Butch Dill, The World Games 2022

Growing up in Kentucky, Sunny Choi said she never would have imagined herself breaking on a world stage.

“Being this little Asian girl, super shy, super timid—like, my family listened to classical music growing up,” Choi said.

Now she’s the first silver medalist for breaking in World Games history. It’s the sport’s first year in the Games. On Sunday, Choi went head to head with 15 other b-girls from around the globe. Ayumi Fukushima from Japan took the bronze and Ami Yuasa, also from Japan, earned gold.

The World Games 2022
Sunny Choi at the breaking competition at The World Games 2022 break dance at Sloss Furnace Sunday, July 10, 2022, in Birmingham, Ala. (Photo/Butch Dill)

Choi said it was kind of an accident when she started breakdancing. It was her freshman year of college in Philadelphia and she was looking for a physical and creative outlet.

“I was out really late at night one night and some guys were dancing outside on the street and they were just waving people down like, ‘Oh, hey, come,you know, to one of our free classes.’ And I was like, ‘Okay, why not?,’” Choi said.

She said she fell in love with it right away and almost 15 years later the 33-year-old is still devoted to the sport.

“I feel like it’s not only a good thing for me in terms of being able to express myself and let loose,” Choi said. “But it’s also just really helped me grow as a person.
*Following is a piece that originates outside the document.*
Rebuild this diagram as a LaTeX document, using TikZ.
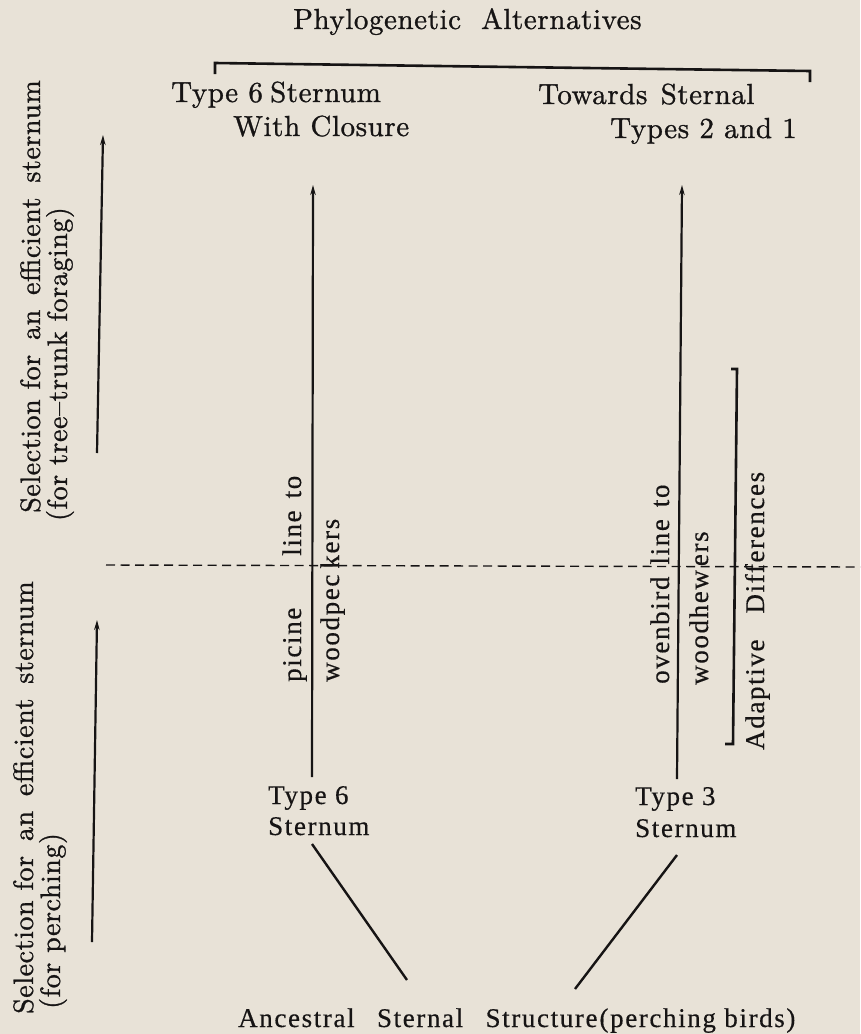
\documentclass[tikz,border=0pt]{standalone}
\usepackage{fontspec}
\setmainfont{Liberation Serif}
\newfontfamily\fa{lmroman10-regular.otf}[LetterSpace=2,FakeBold=1]
\newfontfamily\fb{Liberation Serif}[LetterSpace=6,FakeBold=0.4]
\usetikzlibrary{arrows.meta}
\definecolor{paper}{RGB}{232,226,215}
\definecolor{ink}{RGB}{22,20,20}
\begin{document}
\begin{tikzpicture}[x=1pt,y=-1pt,
  upper/.style={font=\fa\fontsize{29}{32}\selectfont, inner sep=0pt, text=ink},
  side/.style={font=\fa\fontsize{28}{31}\selectfont, inner sep=0pt, text=ink},
  lower/.style={font=\fb\fontsize{27}{30}\selectfont, inner sep=0pt, text=ink},
  arr/.style={draw=ink, line width=2.2pt, -{Stealth[length=10pt,width=5.5pt]}},
  plainline/.style={draw=ink, line width=2.4pt},
  bracketline/.style={draw=ink, line width=2.6pt, line cap=butt},
  dashline/.style={draw=ink, line width=1.4pt, dash pattern=on 9pt off 5.5pt}]
\fill[paper] (0,0) rectangle (860,1034);
\useasboundingbox (0,0) rectangle (860,1034);

% top texts
\node[upper, anchor=base west] (title) at (293,29) {Phylogenetic\hspace{20pt}Alternatives};
\node[upper, anchor=base west] (t6a) at (171,102) {Type 6\hspace{-3pt} Sternum};
\node[upper, anchor=base west] (t6b) at (233,136) {With Closure};
\node[upper, anchor=base west] (t21a) at (538,104) {Towards\hspace{3pt} Sternal};
\node[upper, anchor=base west] (t21b) at (610,138) {Types 2 and 1};

% phylogenetic bracket
\coordinate (bl0) at (215,74);
\coordinate (bl1) at (215,63);
\coordinate (br1) at (810,71);
\coordinate (br0) at (810,82);
\draw[bracketline] (bl0) -- (bl1) -- (br1) -- (br0);

% left vertical texts
\node[side, rotate=90, anchor=base east] (selU) at (40,80) {Selection for\hspace{5pt} an\hspace{5pt} efficient\hspace{5pt} sternum};
\node[side, rotate=90, anchor=base east] (forU) at (67,207) {(for tree–trunk foraging)};
\node[side, rotate=90, anchor=base west] (selL) at (33,1014) {Selection for\hspace{5pt} an\hspace{5pt} efficient\hspace{5pt} sternum};
\node[side, rotate=90, anchor=base west] (forL) at (60,1009) {(for perching)};

% left arrows
\coordinate (aU0) at (97,453);
\coordinate (aU1) at (103,135);
\coordinate (aL0) at (92,942);
\coordinate (aL1) at (97,620);
\draw[arr] (aU0) -- (aU1);
\draw[arr] (aL0) -- (aL1);

% dashed divider
\coordinate (d0) at (106,565);
\coordinate (d1) at (860,567);
\draw[dashline] (d0) -- (d1);

% lower sternum labels
\node[lower, anchor=base west] (s6a) at (268,804) {Type 6};
\node[lower, anchor=base west] (s6b) at (268,835) {Sternum};
\node[lower, anchor=base west] (s3a) at (635,805) {Type 3};
\node[lower, anchor=base west] (s3b) at (635,837) {Sternum};
\node[lower, anchor=base west] (anc) at (238,1027) {Ancestral\hspace{14pt} Sternal\hspace{14pt} Structure\hspace{2pt}(perching birds)};

% lineage arrows
\coordinate (p0) at (312,777);
\coordinate (p1) at (313,185);
\coordinate (o0) at (677,779);
\coordinate (o1) at (682,185);
\draw[arr] (p0) -- (p1);
\draw[arr] (o0) -- (o1);

% rotated lineage labels
\node[lower, rotate=90, anchor=base west] (pic) at (301,682) {picine\hspace{52pt}line\hspace{12pt}to};
\node[lower, rotate=90, anchor=base west] (wp) at (339,682) {woodpec\hspace{6pt}kers};
\node[lower, rotate=90, anchor=base west] (ov) at (669,684) {ovenbird\hspace{12pt}line\hspace{12pt}to};
\node[lower, rotate=90, anchor=base west] (wh) at (708,685) {woodhew\hspace{4pt}ers};
\node[lower, rotate=90, anchor=base west] (ad) at (764,750) {Adaptive\hspace{26pt}Differences};

% adaptive bracket
\coordinate (ab0) at (731,369);
\coordinate (ab1) at (737,369);
\coordinate (ab2) at (733,744);
\coordinate (ab3) at (725,744);
\draw[bracketline] (ab0) -- (ab1) -- (ab2) -- (ab3);

% diagonals to ancestral structure
\coordinate (g6) at (312,844);
\coordinate (g3) at (677,855);
\coordinate (ga) at (407,980);
\coordinate (gb) at (575,989);
\draw[plainline] (g6) -- (ga);
\draw[plainline] (g3) -- (gb);
\end{tikzpicture}
\end{document}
And I feel like I’m just like a kinder, nicer, more understanding person after all of it.”


To stay in shape for competitions, Choi practices 4 times a week, in addition to weight lifting, yoga and sprint training—all on top of her day job as a creative operations director at Estee Lauder in New York, managing marketing and productivity.


In some ways, she said, it’s like having a superhero alter ego. She trades in her baggy performance clothes for business casual.

“I’ve had people reintroduce themselves to me when I’ve changed because they just didn’t realize it was me. It’s pretty funny,” Choi said.

But now, she may have to get used to a higher profile. In 2020, the International Olympic Committee announced that breakdancing will be included in the 2024 Paris Olympics and Choi said she hopes to get there.

When she was a kid, she had dreams of competing at the Olympics as a gymnast, but after a sport-related knee injury she decided to hang up her leotard and that dream.

“And here I am in my thirties thinking, can I go to the Olympics now?” Choi said. “It’s so cool to now have that opportunity as an adult again and then this time actually be able to make that decision and potentially see it through.”

Since breaking will be a new sport to the Olympics, the process to qualify is still being decided, but Choi said breaking will be a great addition to the Olympics and she hopes it’ll get more people interested in it.

“There’s so many elements that someone can gravitate toward, whether it’s the music, whether it’s creativity, whether it’s the fashion, which is crazy in breaking, or the physicality and the acrobatics,” Choi said.

Choi’s injured knee still gives her problems when dancing. She self-manages using a compression brace and icing it when it’s painful. But she says it’s worth it because breaking gives her the freedom to create and move.